Division of labour did not exist prior to the use of agriculture and the subsequent beginnings of civilization. The relative wholeness of pre-civilized life was first and foremost an absence of the narrowing, confining separation of people into differentiated roles and functions.
In Plato's "Republic" we are instructed that the origin of the state lies in that "natural" inequality of humanity that is embodied in the division of labour. Emile Durkheim celebrated a fractionated, unequal world by divining that the touchstone of "human solidarity," its essential moral value is division of labour. Before him, according to Franz Borkenau, it was a great increase in division of labour occurring around 1600 that introduced the abstract category of work, which may be said to underlie, in turn, the whole modern, Cartesian notion that our bodily existence is merely an object of our (abstract) consciousness.
In the first sentence of An Inquiry into the Nature and Causes of the Wealth of Nations (1776), Adam Smith foresaw the essence of industrialism by determining that division of labour represents a qualitative increase in productivity. His original example was the making of pins.

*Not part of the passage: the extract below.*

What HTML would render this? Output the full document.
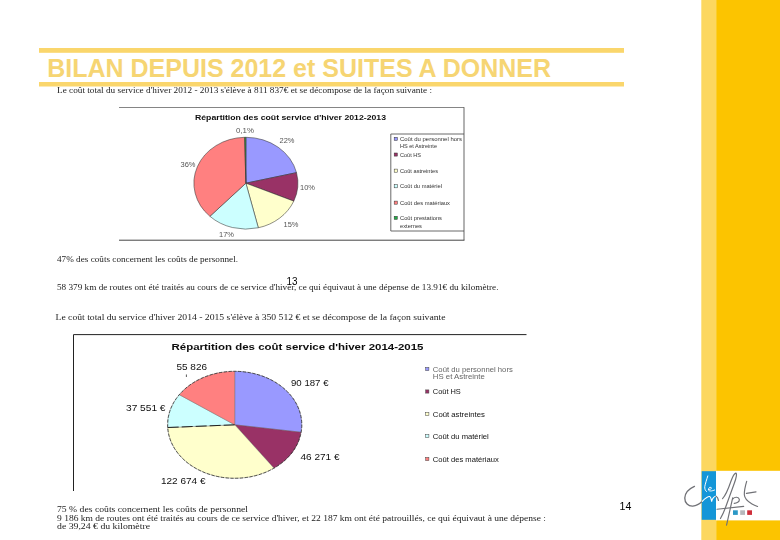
<!DOCTYPE html>
<html><head><meta charset="utf-8"><title>BILAN DEPUIS 2012 et SUITES A DONNER</title>
<style>
html,body{margin:0;padding:0;background:#fff;}
body{width:780px;height:540px;overflow:hidden;font-family:"Liberation Sans",sans-serif;}
svg{display:block;position:absolute;left:0;top:0;}
text{font-family:"Liberation Sans",sans-serif;fill:#222;}
.se{font-family:"Liberation Serif",serif;}
.b{font-weight:bold;}
</style></head><body>
<svg width="780" height="540" viewBox="0 0 780 540">
<defs><filter id="bl" x="-5%" y="-5%" width="110%" height="110%"><feGaussianBlur stdDeviation="0.35"/></filter></defs>
<rect x="0" y="0" width="780" height="540" fill="#ffffff"/>

<rect x="701.3" y="0" width="14.9" height="540" fill="#FCD760"/>
<rect x="716.2" y="0" width="63.8" height="540" fill="#FCC400"/>
<rect x="716" y="470.8" width="64" height="49.6" fill="#ffffff"/>
<rect x="701.7" y="471.2" width="14.3" height="48.6" fill="#1496D8"/>
<rect x="39" y="48" width="585" height="4.8" fill="#FAD66C"/>
<rect x="39" y="82" width="585" height="4.5" fill="#FAD66C"/>
<text x="47.2" y="76.7" font-size="25" font-weight="bold" style="fill:#F6D573">BILAN DEPUIS 2012 et SUITES A DONNER</text>
<g filter="url(#bl)">
<text x="57" y="92.5" font-size="7.5" textLength="375" lengthAdjust="spacingAndGlyphs" class="se">Le coût total du service d'hiver 2012 - 2013 s'élève à 811 837€ et se décompose de la façon suivante :</text>
<text x="57" y="262" font-size="7.5" textLength="181" lengthAdjust="spacingAndGlyphs" class="se">47% des coûts concernent les coûts de personnel.</text>
<text x="57" y="289.5" font-size="7.5" textLength="441.5" lengthAdjust="spacingAndGlyphs" class="se">58 379 km de routes ont été traités au cours de ce service d'hiver, ce qui équivaut à une dépense de 13.91€ du kilomètre.</text>
<clipPath id="c2"><rect x="40" y="314.8" width="600" height="20"/></clipPath><g clip-path="url(#c2)">
<text x="55.5" y="320.1" font-size="7.5" textLength="390" lengthAdjust="spacingAndGlyphs" class="se">Le coût total du service d'hiver 2014 - 2015 s'élève à 350 512 € et se décompose de la façon suivante</text>
</g>
<text x="57" y="511.9" font-size="7.5" textLength="191" lengthAdjust="spacingAndGlyphs" class="se">75 % des coûts concernent les coûts de personnel</text>
<text x="57" y="520.5" font-size="7.5" textLength="489" lengthAdjust="spacingAndGlyphs" class="se">9 186 km de routes ont été traités au cours de ce service d'hiver, et 22 187 km ont été patrouillés, ce qui équivaut à une dépense :</text>
<text x="57" y="529.4" font-size="7.5" textLength="93" lengthAdjust="spacingAndGlyphs" class="se">de 39,24 € du kilomètre</text>
</g>
<text x="286.4" y="284.9" font-size="10" textLength="11" lengthAdjust="spacingAndGlyphs" style="fill:#000">13</text>
<text x="619.5" y="510.2" font-size="11.5" textLength="11.8" lengthAdjust="spacingAndGlyphs" style="fill:#000">14</text>
<g filter="url(#bl)">
<path d="M119,107.5 H464" fill="none" stroke="#777" stroke-width="0.9"/>
<path d="M464,107.2 V240.3" fill="none" stroke="#555" stroke-width="0.9"/>
<path d="M119,240.2 H464.4" fill="none" stroke="#444" stroke-width="1"/>
<path d="M464,134 H390.8 V231 H464" fill="none" stroke="#444" stroke-width="0.8"/>
<text x="195" y="119.8" font-size="7.8" textLength="191" lengthAdjust="spacingAndGlyphs" class="b" style="fill:#111">Répartition des coût service d'hiver 2012-2013</text>
<path d="M245.90,183.20 L245.90,137.30 A52,45.9 0 0 1 296.51,172.64 Z" fill="#9999FF" stroke="#333" stroke-width="0.55" stroke-linejoin="round"/>
<path d="M245.90,183.20 L296.51,172.64 A52,45.9 0 0 1 293.77,201.13 Z" fill="#993366" stroke="#333" stroke-width="0.55" stroke-linejoin="round"/>
<path d="M245.90,183.20 L293.77,201.13 A52,45.9 0 0 1 258.30,227.78 Z" fill="#FFFFCC" stroke="#333" stroke-width="0.55" stroke-linejoin="round"/>
<path d="M245.90,183.20 L258.30,227.78 A52,45.9 0 0 1 209.91,216.33 Z" fill="#CCFFFF" stroke="#333" stroke-width="0.55" stroke-linejoin="round"/>
<path d="M245.90,183.20 L209.91,216.33 A52,45.9 0 0 1 244.63,137.31 Z" fill="#FF8080" stroke="#333" stroke-width="0.55" stroke-linejoin="round"/>
<path d="M245.90,183.20 L244.63,137.31 A52,45.9 0 0 1 245.90,137.30 Z" fill="#339933" stroke="#333" stroke-width="0.55" stroke-linejoin="round"/>
<text x="236" y="133" font-size="7" textLength="18" lengthAdjust="spacingAndGlyphs" style="fill:#555">0,1%</text>
<text x="279.5" y="143.3" font-size="7" textLength="15" lengthAdjust="spacingAndGlyphs" style="fill:#555">22%</text>
<text x="180.5" y="167" font-size="7" textLength="15" lengthAdjust="spacingAndGlyphs" style="fill:#555">36%</text>
<text x="300" y="190" font-size="7" textLength="15" lengthAdjust="spacingAndGlyphs" style="fill:#555">10%</text>
<text x="283.5" y="226.5" font-size="7" textLength="15" lengthAdjust="spacingAndGlyphs" style="fill:#555">15%</text>
<text x="219" y="237" font-size="7" textLength="15" lengthAdjust="spacingAndGlyphs" style="fill:#555">17%</text>
<rect x="394.2" y="137.3" width="3.1" height="3.1" fill="#9999FF" stroke="#333" stroke-width="0.5"/>
<text x="400" y="141" font-size="5.6" textLength="62" lengthAdjust="spacingAndGlyphs" style="fill:#333">Coût du personnel hors</text>
<rect x="394.2" y="153.0" width="3.1" height="3.1" fill="#993366" stroke="#333" stroke-width="0.5"/>
<text x="400" y="156.7" font-size="5.6" textLength="21" lengthAdjust="spacingAndGlyphs" style="fill:#333">Coût HS</text>
<rect x="394.2" y="169.10000000000002" width="3.1" height="3.1" fill="#FFFFCC" stroke="#333" stroke-width="0.5"/>
<text x="400" y="172.8" font-size="5.6" textLength="38" lengthAdjust="spacingAndGlyphs" style="fill:#333">Coût astreintes</text>
<rect x="394.2" y="184.70000000000002" width="3.1" height="3.1" fill="#CCFFFF" stroke="#333" stroke-width="0.5"/>
<text x="400" y="188.4" font-size="5.6" textLength="42" lengthAdjust="spacingAndGlyphs" style="fill:#333">Coût du matériel</text>
<rect x="394.2" y="201.10000000000002" width="3.1" height="3.1" fill="#FF8080" stroke="#333" stroke-width="0.5"/>
<text x="400" y="204.8" font-size="5.6" textLength="50" lengthAdjust="spacingAndGlyphs" style="fill:#333">Coût des matériaux</text>
<rect x="394.2" y="216.3" width="3.1" height="3.1" fill="#22AA44" stroke="#333" stroke-width="0.5"/>
<text x="400" y="220" font-size="5.6" textLength="42" lengthAdjust="spacingAndGlyphs" style="fill:#333">Coût prestations</text>
<text x="400" y="147.8" font-size="5.6" textLength="37" lengthAdjust="spacingAndGlyphs" style="fill:#333">HS et Astreinte</text>
<text x="400" y="227.5" font-size="5.6" textLength="22" lengthAdjust="spacingAndGlyphs" style="fill:#333">externes</text>
</g>
<g filter="url(#bl)">
<path d="M73.5,491 V334.6 H526.5" fill="none" stroke="#222" stroke-width="1"/>
<text x="171.5" y="349.9" font-size="9.8" textLength="252" lengthAdjust="spacingAndGlyphs" class="b" style="fill:#111">Répartition des coût service d'hiver 2014-2015</text>
<path d="M234.70,424.80 L234.70,371.30 A67.1,53.5 0 0 1 301.15,432.25 Z" fill="#9999FF" stroke="#555" stroke-width="0.35" stroke-linejoin="round"/>
<path d="M234.70,424.80 L301.15,432.25 A67.1,53.5 0 0 1 273.95,468.19 Z" fill="#993366" stroke="#555" stroke-width="0.35" stroke-linejoin="round"/>
<path d="M234.70,424.80 L273.95,468.19 A67.1,53.5 0 0 1 167.69,427.51 Z" fill="#FFFFCC" stroke="#555" stroke-width="0.35" stroke-linejoin="round"/>
<path d="M234.70,424.80 L167.69,427.51 A67.1,53.5 0 0 1 179.27,394.65 Z" fill="#CCFFFF" stroke="#555" stroke-width="0.35" stroke-linejoin="round"/>
<path d="M234.70,424.80 L179.27,394.65 A67.1,53.5 0 0 1 234.70,371.30 Z" fill="#FF8080" stroke="#555" stroke-width="0.35" stroke-linejoin="round"/>
<ellipse cx="234.7" cy="424.8" rx="67.1" ry="53.5" fill="none" stroke="#222" stroke-width="0.7" stroke-dasharray="3.2 1.6"/>
<path d="M167.69,427.51 L234.7,424.8" stroke="#111" stroke-width="0.9" stroke-dasharray="11 3" fill="none"/>
<path d="M186.4,374.5 v2.5" stroke="#111" stroke-width="0.7"/>
<text x="176.5" y="370" font-size="8.5" textLength="30.5" lengthAdjust="spacingAndGlyphs" style="fill:#111">55 826</text>
<text x="291" y="385.8" font-size="8.5" textLength="37.5" lengthAdjust="spacingAndGlyphs" style="fill:#111">90 187 €</text>
<text x="126" y="410.8" font-size="8.5" textLength="39.5" lengthAdjust="spacingAndGlyphs" style="fill:#111">37 551 €</text>
<text x="300.5" y="460" font-size="8.5" textLength="39" lengthAdjust="spacingAndGlyphs" style="fill:#111">46 271 €</text>
<text x="161" y="484" font-size="8.5" textLength="44.5" lengthAdjust="spacingAndGlyphs" style="fill:#111">122 674 €</text>
<rect x="425.7" y="367.4" width="3.2" height="3.2" fill="#9999FF" stroke="#444" stroke-width="0.5"/>
<text x="432.8" y="371.5" font-size="7.3" textLength="80" lengthAdjust="spacingAndGlyphs" style="fill:#666">Coût du personnel hors</text>
<rect x="425.7" y="389.9" width="3.2" height="3.2" fill="#993366" stroke="#444" stroke-width="0.5"/>
<text x="432.8" y="394.0" font-size="7.3" textLength="28" lengthAdjust="spacingAndGlyphs" style="fill:#111">Coût HS</text>
<rect x="425.7" y="412.4" width="3.2" height="3.2" fill="#FFFFCC" stroke="#444" stroke-width="0.5"/>
<text x="432.8" y="416.5" font-size="7.3" textLength="52" lengthAdjust="spacingAndGlyphs" style="fill:#111">Coût astreintes</text>
<rect x="425.7" y="434.4" width="3.2" height="3.2" fill="#CCFFFF" stroke="#444" stroke-width="0.5"/>
<text x="432.8" y="438.5" font-size="7.3" textLength="56" lengthAdjust="spacingAndGlyphs" style="fill:#111">Coût du matériel</text>
<rect x="425.7" y="457.4" width="3.2" height="3.2" fill="#FF8080" stroke="#444" stroke-width="0.5"/>
<text x="432.8" y="461.5" font-size="7.3" textLength="66" lengthAdjust="spacingAndGlyphs" style="fill:#111">Coût des matériaux</text>
<text x="432.8" y="379" font-size="7.3" textLength="52" lengthAdjust="spacingAndGlyphs" style="fill:#666">HS et Astreinte</text>
</g>
<g transform="translate(680,468) scale(0.11111)" fill="none" stroke-linecap="round" stroke-linejoin="round">
<path d="M130,165 C85,185 45,225 43,270 C42,315 75,345 115,343 C150,341 180,320 200,300" stroke="#707176" stroke-width="12"/>
<path d="M200,300 C225,275 250,255 268,257 C280,262 280,285 285,300 C290,275 310,250 325,255" stroke="#ffffff" stroke-width="10"/>
<path d="M250,72 C240,105 228,140 223,168 C221,185 228,205 238,212" stroke="#ffffff" stroke-width="9"/>
<path d="M255,195 C275,195 290,185 280,175 C265,168 252,185 258,200 C265,212 290,208 312,198" stroke="#ffffff" stroke-width="8"/>
<path d="M325,255 C338,262 343,275 346,292" stroke="#707176" stroke-width="11"/>
</g>
<g transform="translate(712,468) scale(0.11111)" fill="none" stroke="#707176" stroke-width="10.5" stroke-linecap="round" stroke-linejoin="round">
<path d="M95,275 C125,245 150,180 172,115 C185,80 200,50 214,46 C226,46 220,85 200,140 C175,210 145,290 120,360 C105,400 90,430 76,455"/>
<path d="M186,268 C172,330 155,410 131,515"/>
<path d="M188,277 C205,258 240,258 246,283 C248,305 222,318 200,318"/>
<path d="M45,371 L285,345"/>
<path d="M312,120 C300,160 290,205 291,240 C293,275 320,300 360,323 C380,334 395,340 410,346"/>
<path d="M310,228 L396,215"/>
</g>
<rect x="733" y="510.3" width="4.8" height="4.6" fill="#2B98C6"/>
<rect x="740.2" y="510.3" width="4.8" height="4.6" fill="#B7B8BC"/>
<rect x="747.2" y="510.3" width="4.8" height="4.6" fill="#CF2F3B"/>

</svg></body></html>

The specialization and concentration of the workers on their single subtasks often leads to greater skill and greater productivity on their particular subtasks than would be achieved by the same number of workers each carrying out the original broad task.

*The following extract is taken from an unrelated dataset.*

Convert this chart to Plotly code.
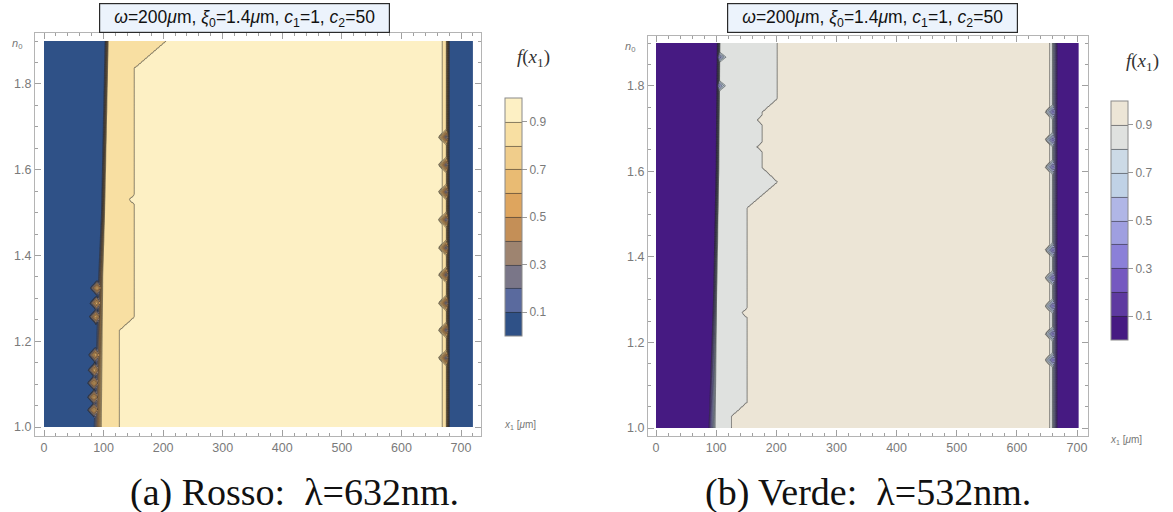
import numpy as np
import plotly.graph_objects as go

# ---------------- data ----------------
LEVEL_TICKS = [0.1, 0.3, 0.5, 0.7, 0.9]
X_TICKS = [0, 100, 200, 300, 400, 500, 600, 700]
Y_TICKS = [1.0, 1.2, 1.4, 1.6, 1.8]
N0_MIN, N0_MAX = 1.0, 1.9

# values of f in each region
F_OUT, F_BAND, F_IN = 0.02, 0.85, 0.95

# ---- panel (a) Rosso
A_XMAX = 720
A_left_n0 = [1.0, 1.35, 1.5, 1.9]
A_left_x = [90, 95, 99, 105]
A_left_w = [14, 8, 6, 6]
A_lspk_n0 = [1.04, 1.07, 1.103, 1.133, 1.168, 1.257, 1.289, 1.324]
A_lspk_x = [84, 84, 84, 85, 86, 87, 88, 89]
A_inner_n0 = [1.0, 1.226, 1.257, 1.837, 1.9]
A_inner_x = [127, 127, 152, 152, 205]
A_notch_n0 = [1.53]
A_rin_x = 669
A_right_n0 = [1.0, 1.9]
A_right_x = [678, 678]
A_right_w = [6, 6]
A_rspk_n0 = [1.161, 1.226, 1.289, 1.355, 1.418, 1.483, 1.548, 1.611, 1.676]

# ---- panel (b) Verde
B_XMAX = 703
B_left_n0 = [1.0, 1.3, 1.6, 1.9]
B_left_x = [93, 98, 102, 104]
B_left_w = [12, 6, 5, 5]
B_lspk_n0 = [1.8, 1.867]
B_inner_n0 = [1.0, 1.028, 1.061, 1.515, 1.575, 1.608, 1.739, 1.77, 1.9]
B_inner_x = [126, 126, 152, 152, 202, 177, 177, 202, 202]
B_notch_n0 = [1.269, 1.657, 1.72]
B_rin_x = 655
B_right_n0 = [1.0, 1.9]
B_right_x = [663, 663]
B_right_w = [9, 9]
B_rspk_n0 = [1.159, 1.22, 1.285, 1.351, 1.416, 1.61, 1.674, 1.739]

A_COLORS = ["#2f5187", "#5a6a9e", "#7a7688", "#9e8470", "#c48f57",
            "#dea55e", "#e9bb73", "#f0cd8b", "#f8dfa2", "#fdf0c4"]
B_COLORS = ["#461a82", "#5e3aa0", "#7559c0", "#8b80d8", "#9f9fe0",
            "#b0b6e6", "#c0d2e6", "#ccdae6", "#dfe1df", "#ece5d6"]

TITLE = "<i>ω</i>=200<i>μ</i>m, <i>ξ</i><sub>0</sub>=1.4<i>μ</i>m, <i>c</i><sub>1</sub>=1, <i>c</i><sub>2</sub>=50"
CAPTIONS = ["(a) Rosso:  λ=632nm.", "(b) Verde:  λ=532nm."]


def tri(n, c, h):
    return np.clip(1 - np.abs(n - c) / h, 0, None)


def build(xmax, left_n0, left_x, left_w, lspk_n0, lspk_x, inner_n0, inner_x,
          notch_n0, rin_x, right_n0, right_x, right_w, rspk_n0, spike_v):
    xg = np.arange(0, xmax + 1, 1.0)
    ng = np.linspace(N0_MIN, N0_MAX, 301)
    X, N = np.meshgrid(xg, ng)
    xl = np.interp(ng, left_n0, left_x)[:, None]
    wl = np.interp(ng, left_n0, left_w)[:, None]
    xr = np.interp(ng, right_n0, right_x)[:, None]
    wr = np.interp(ng, right_n0, right_w)[:, None]
    xi = np.interp(ng, inner_n0, inner_x)
    for c in notch_n0:
        xi = xi - 9 * tri(ng, c, 0.012)
    xi = xi[:, None]
    left = F_OUT + (F_BAND - F_OUT) * np.clip((X - xl) / wl + 0.5, 0, 1)
    right = F_OUT + (F_BAND - F_OUT) * np.clip((xr - X) / wr + 0.5, 0, 1)
    z = np.minimum(left, right)
    z = np.where((X >= xi) & (X < rin_x) & (z >= F_BAND - 1e-9), F_IN, z)
    # diamond-shaped artefacts on the edges
    if lspk_x is not None:
        for c, xc in zip(lspk_n0, lspk_x):
            d = np.abs(N - c) / 0.017 + np.abs(X - xc) / 11
            z = np.maximum(z, np.where(d < 1, 0.2 + 0.5 * (1 - d), -1))
    else:
        for c in lspk_n0:
            xc = np.interp(c, left_n0, left_x)
            d = np.abs(N - c) / 0.016 + np.abs(X - xc) / 14
            z = np.minimum(z, np.where(d < 1, F_BAND - (F_BAND - 0.35) * (1 - d), 9))
    for c in rspk_n0:
        xc = np.interp(c, right_n0, right_x) - 3
        d = np.abs(N - c) / 0.02 + np.abs(X - xc) / 13
        z = np.minimum(z, np.where(d < 1, F_BAND - (F_BAND - spike_v) * (1 - d), 9))
    return xg, ng, np.round(z, 3)


panels = [
    build(A_XMAX, A_left_n0, A_left_x, A_left_w, A_lspk_n0, A_lspk_x, A_inner_n0, A_inner_x,
          A_notch_n0, A_rin_x, A_right_n0, A_right_x, A_right_w, A_rspk_n0, 0.2),
    build(B_XMAX, B_left_n0, B_left_x, B_left_w, B_lspk_n0, None, B_inner_n0, B_inner_x,
          B_notch_n0, B_rin_x, B_right_n0, B_right_x, B_right_w, B_rspk_n0, 0.3),
]

W, H = 1173, 512
frames = [
    dict(fl=35, fr=481, ft=33, fb=436, x0=44, x700=461, y10=427, y19=41,
         cbx=505, cbt=98, cbb=336, fx=533, fy=58, lx=520, ly=425, cap=294, box=(99, 390)),
    dict(fl=648, fr=1088, ft=36, fb=436, x0=656, x700=1077, y10=428, y19=43,
         cbx=1111, cbt=101, cbb=340, fx=1142, fy=62, lx=1126, ly=440, cap=868, box=(727, 1018)),
]


def px(v):
    return v / W


def py(v):
    return 1 - v / H


fig = go.Figure()
annotations = []
for k, ((xg, ng, z), fr, cols) in enumerate(zip(panels, frames, [A_COLORS, B_COLORS])):
    sfx = "" if k == 0 else str(k + 1)
    cs = [[i / 9, c] for i, c in enumerate(cols)]
    fig.add_trace(go.Contour(
        x=xg, y=ng, z=z, xaxis="x" + sfx, yaxis="y" + sfx,
        colorscale=cs, zmin=0, zmax=1,
        contours=dict(start=0.1, end=0.9, size=0.1, coloring="fill", showlines=True),
        line=dict(color="rgba(40,40,40,0.62)", width=0.9, smoothing=0),
        hoverinfo="skip",
        colorbar=dict(
            x=px(fr["cbx"]), xanchor="left", xpad=0, ypad=0,
            y=py((fr["cbt"] + fr["cbb"]) / 2), yanchor="middle",
            len=fr["cbb"] - fr["cbt"], lenmode="pixels",
            thickness=17, thicknessmode="pixels",
            outlinecolor="#8a8a8a", outlinewidth=1,
            tickvals=LEVEL_TICKS, ticktext=[f"{v:.1f}" for v in LEVEL_TICKS],
            ticks="outside", ticklen=5, tickcolor="#999",
            tickfont=dict(family="Liberation Sans", size=12, color="#7a7a7a"),
        ),
    ))
    pxu = (fr["x700"] - fr["x0"]) / 700
    pyu = (fr["y10"] - fr["y19"]) / 0.9
    xr = [(fr["fl"] - fr["x0"]) / pxu, (fr["fr"] - fr["x0"]) / pxu]
    yr = [1.0 - (fr["fb"] - fr["y10"]) / pyu, 1.9 + (fr["y19"] - fr["ft"]) / pyu]
    axcommon = dict(showgrid=False, zeroline=False, showline=True, mirror="allticks",
                    linecolor="#b4b4b4", linewidth=1, ticks="inside", ticklen=6,
                    tickcolor="#a0a0a0", tickwidth=1, automargin=False,
                    tickfont=dict(family="Liberation Sans", size=12.5, color="#7a7a7a"))
    fig.layout["xaxis" + sfx] = dict(
        axcommon, domain=[px(fr["fl"]), px(fr["fr"])], range=xr, anchor="y" + sfx,
        tickvals=X_TICKS, minor=dict(dtick=20, tick0=0, ticks="inside", ticklen=3, tickcolor="#a0a0a0"))
    fig.layout["yaxis" + sfx] = dict(
        axcommon, domain=[py(fr["fb"]), py(fr["ft"])], range=yr, anchor="x" + sfx,
        tickvals=Y_TICKS, ticktext=[f"{v:.1f}" for v in Y_TICKS],
        minor=dict(dtick=0.05, tick0=1.0, ticks="inside", ticklen=3, tickcolor="#a0a0a0"))
    b0, b1 = fr["box"]
    annotations += [
        dict(text=TITLE, x=px((b0 + b1) / 2), y=py(17.5), xanchor="center", yanchor="middle",
             width=b1 - b0 - 4, height=26, bgcolor="#ecf3fc",
             bordercolor="#2a2a2a", borderwidth=1.2, borderpad=1,
             font=dict(family="Liberation Sans", size=17.5, color="#111")),
        dict(text="<i>n</i><sub>0</sub>", x=px(fr["fl"] - 18), y=py(fr["ft"] + 11),
             xanchor="center", yanchor="middle",
             font=dict(family="Liberation Sans", size=11, color="#777")),
        dict(text="<i>x</i><sub>1</sub> [<i>μ</i>m]", x=px(fr["lx"]), y=py(fr["ly"]),
             xanchor="center", yanchor="middle",
             font=dict(family="Liberation Sans", size=10, color="#777")),
        dict(text="<i>f</i>(<i>x</i><sub>1</sub>)", x=px(fr["fx"]), y=py(fr["fy"]),
             xanchor="center", yanchor="middle",
             font=dict(family="Liberation Serif", size=19, color="#333")),
        dict(text=CAPTIONS[k], x=px(fr["cap"]), y=py(492), xanchor="center", yanchor="middle",
             font=dict(family="Liberation Serif", size=38, color="#111")),
    ]
for a in annotations:
    a.update(xref="paper", yref="paper", showarrow=False)

fig.update_layout(width=W, height=H, margin=dict(l=0, r=0, t=0, b=0, autoexpand=False),
                  paper_bgcolor="white", plot_bgcolor="white",
                  annotations=annotations, showlegend=False)
# remove the page's default body margin so the figure sits at the window origin
fig.write_html("out.html", config={"displayModeBar": False},
               post_script="document.body.style.margin='0';document.body.style.overflow='hidden';")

Worker skill is the chief source of productivity gain in Smith's thinking. In modern economic theory, that role has been taken over by overall technological progress.
Increasing specialization may also lead to workers with poorer overall skills and a lack of enthusiasm for their work. This viewpoint was extended and refined by Karl Marx. He described the process as alienation; workers become more and more specialized and work repetitious which eventually leads to complete alienation. Marx wrote that "as a result of division of labour," the worker is "reduced to the condition of a machine." He believed, though, that the fullness of production is essential to human liberation and subsequently accepted immiseration of humanity along the road of capital's development as a necessary evil.
On the other hand, Marx's theories, including the negative claims regarding the division of labour have been criticized by the Austrian economists, such as Ludwig von Mises.